Given a particle of mass $m$ and position vector $\mathbf{r}$, the second law states that the force $\mathbf{F}$ acting on the particle is equal to the time derivative of the momentum $\mathbf{p}$ of the particle:

$$\mathbf{F} = \frac{d\mathbf{p}}{dt}$$

If the mass of the particle is constant, then the second law can be written in terms of the acceleration $\mathbf{a}$ of the particle:

$$\mathbf{F} = m\mathbf{a}$$

Inertial Frames and Galileo Transformation

Given a frame of reference $\mathbf{S}$ and another frame of reference $\mathbf{S}'$ moving with equation of motion $\mathbf{s} = \mathbf{s}(t)$ with respect to $\mathbf{S}$, and rotation with respect to $\mathbf{S}$ with orthogonal matrix $\mathbf{O}(t)$, the transformation of the position vector $\mathbf{r}'$ in $\mathbf{S}'$ to $\mathbf{r}$ in $\mathbf{S}$ is given by:

$$\mathbf{r} = O(t)\mathbf{r}' + \mathbf{s}(t)$$

And the transformation of the force $\mathbf{F}'$ in $\mathbf{S}'$ to $\mathbf{F}$ in $\mathbf{S}$ is given by:

$$\mathbf{F} = \mathbf{O}(t)\mathbf{F}'$$

Assume in $\mathbf{S}$, the second law holds, then in $\mathbf{S}'$:

$$m\ddot{\mathbf{r}} = \ddot{\mathbf{O}}\mathbf{r'} + 2\dot{\mathbf{O}}\dot{\mathbf{r}'} + \ddot{\mathbf{r}'}\mathbf{O} + \ddot{\mathbf{s}} = \mathbf{F} \neq \mathbf{O}(t)\mathbf{F}'$$

However, if $\mathbf{O}$ is a constant orthogonal matrix, and $\mathbf{s}$ is a linear function of time, then the second law holds in $\mathbf{S}'$. Such frames are called inertial frames.
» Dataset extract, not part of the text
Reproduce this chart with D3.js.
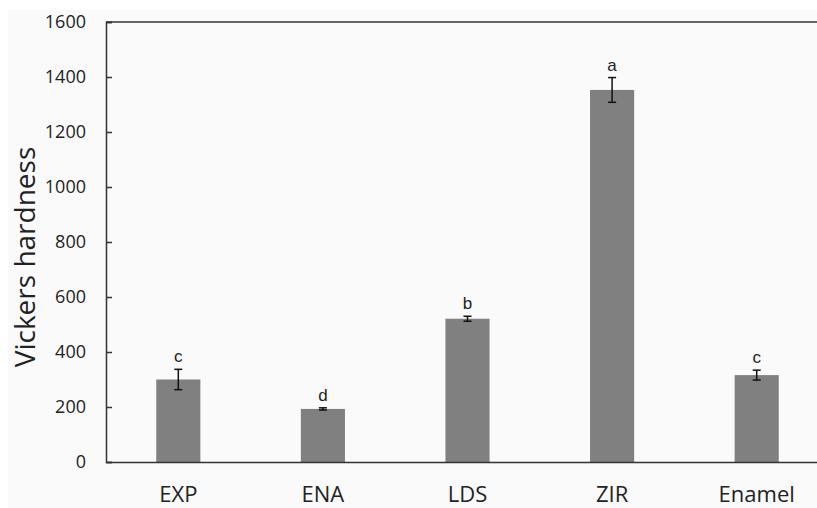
<!DOCTYPE html>
<html>
<head>
<meta charset="utf-8">
<script src="https://cdn.jsdelivr.net/npm/d3@7"></script>
<style>
  body { margin: 0; background: #fff; }
  svg { display: block; }
</style>
</head>
<body>
<svg id="chart" width="817" height="508"></svg>
<script>
  // data
  var groups = ['EXP', 'ENA', 'LDS', 'ZIR', 'Enamel'];
  var hardness = [300, 193, 521, 1353, 316];
  var errs = [37, 4, 9, 45, 18];
  var letters = ['c', 'd', 'b', 'a', 'c'];
  var yTicks = [0, 200, 400, 600, 800, 1000, 1200, 1400, 1600];

  (function() {
    var svg = d3.select('#chart');
    var left = 106, plotTop = 22, bottom = 462, right = 829;

    svg.append('rect').attr('x', 8).attr('y', 10).attr('width', 809).attr('height', 498).attr('fill', '#fafafa');

    var x = d3.scaleBand().domain(groups).range([left, right]).paddingInner(0.695).paddingOuter(0.3475);
    var y = d3.scaleLinear().domain([0, 1600]).range([bottom, plotTop]);
    var cx = function(d) { return x(d) + x.bandwidth() / 2; };

    // top frame line
    svg.append('line').attr('x1', left).attr('x2', 817).attr('y1', plotTop).attr('y2', plotTop)
      .attr('stroke', '#333').attr('stroke-width', 1.5);

    svg.selectAll('.bar').data(groups).enter().append('rect')
      .attr('class', 'bar')
      .attr('x', function(d) { return x(d); })
      .attr('width', x.bandwidth())
      .attr('y', function(d, i) { return y(hardness[i]); })
      .attr('height', function(d, i) { return bottom - y(hardness[i]); })
      .attr('fill', '#808080');

    var eb = svg.selectAll('.err').data(groups).enter().append('g').attr('class', 'err')
      .attr('stroke', '#111').attr('stroke-width', 1.5);
    eb.append('line')
      .attr('x1', cx).attr('x2', cx)
      .attr('y1', function(d, i) { return y(hardness[i] + errs[i]); })
      .attr('y2', function(d, i) { return y(hardness[i] - errs[i]); });
    [1, -1].forEach(function(s) {
      eb.append('line')
        .attr('x1', function(d) { return cx(d) - 4; })
        .attr('x2', function(d) { return cx(d) + 4; })
        .attr('y1', function(d, i) { return y(hardness[i] + s * errs[i]); })
        .attr('y2', function(d, i) { return y(hardness[i] + s * errs[i]); });
    });

    svg.selectAll('.lab').data(groups).enter().append('text')
      .attr('x', cx)
      .attr('y', function(d, i) { return y(hardness[i] + errs[i]) - 7; })
      .attr('text-anchor', 'middle')
      .attr('font-family', 'Liberation Sans, Arial, sans-serif')
      .attr('font-size', 17)
      .attr('fill', '#222')
      .text(function(d, i) { return letters[i]; });

    var yAxis = svg.append('g').attr('transform', 'translate(' + left + ',0)')
      .call(d3.axisLeft(y).tickValues(yTicks).tickSize(-6).tickPadding(20).tickFormat(d3.format('d')));
    yAxis.select('.domain').attr('stroke', '#333').attr('stroke-width', 1.5);
    yAxis.selectAll('.tick line').attr('stroke', '#333').attr('stroke-width', 1.5);
    yAxis.selectAll('text').attr('font-family', 'Open Sans, sans-serif').attr('font-size', 18).attr('fill', '#222');

    var xAxis = svg.append('g').attr('transform', 'translate(0,' + bottom + ')')
      .call(d3.axisBottom(x).tickSize(0).tickPadding(24));
    xAxis.select('.domain').attr('stroke', '#333').attr('stroke-width', 1.5);
    xAxis.selectAll('text').attr('font-family', 'Open Sans, sans-serif').attr('font-size', 22).attr('fill', '#222');

    svg.append('text')
      .attr('transform', 'translate(35,257) rotate(-90)')
      .attr('text-anchor', 'middle')
      .attr('font-family', 'Open Sans, sans-serif')
      .attr('font-size', 28)
      .attr('fill', '#222')
      .text('Vickers hardness');
  })();
</script>
</body>
</html>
And the corresponding transformation is called Galileo transformation.

Momentum Conservation

Given a system of particles, the total momentum $\mathbf{P}$ of the system is given by:

$$\mathbf{P} = \sum_i \mathbf{p}_i$$

If the net external force acting on the system is zero, then the total momentum of the system is conserved:

$$\frac{d\mathbf{P}}{dt} = \sum_i \frac{d\mathbf{p}_i}{dt} = \sum_i \mathbf{F}_i = \mathbf{F}_{\text{ext}} = 0$$

Momentum Conservation in specific directions

Given a constant vector $\mathbf{a}$, if the net external force acting on the system is zero in the direction of $\mathbf{a}$, then the total momentum of the system in the direction of $\mathbf{a}$ is conserved:

$$\frac{d}{dt}\left(\sum_i \mathbf{p}_i\cdot\mathbf{a}\right) = \sum_i \mathbf{F}_i\cdot\mathbf{a} = \mathbf{F}_{\text{ext}}\cdot\mathbf{a} = 0$$

Angular Momentum

Given a particle of mass $m$ and position vector $\mathbf{r}$, the angular momentum $\mathbf{L}$ of the particle with respect to the origin is given by:

$$\mathbf{L} = \mathbf{r}\times\mathbf{p}$$

Torque (Moment of Force)

Given a particle of mass $m$ and position vector $\mathbf{r}$, and a force $\mathbf{F}$ acting on the particle, the torque $\mathbf{\tau}$ of the particle with respect to the origin is given by:

$$\mathbf{\tau} = \mathbf{r}\times\mathbf{F}$$

The torque represent the tendency of the force to rotate the particle.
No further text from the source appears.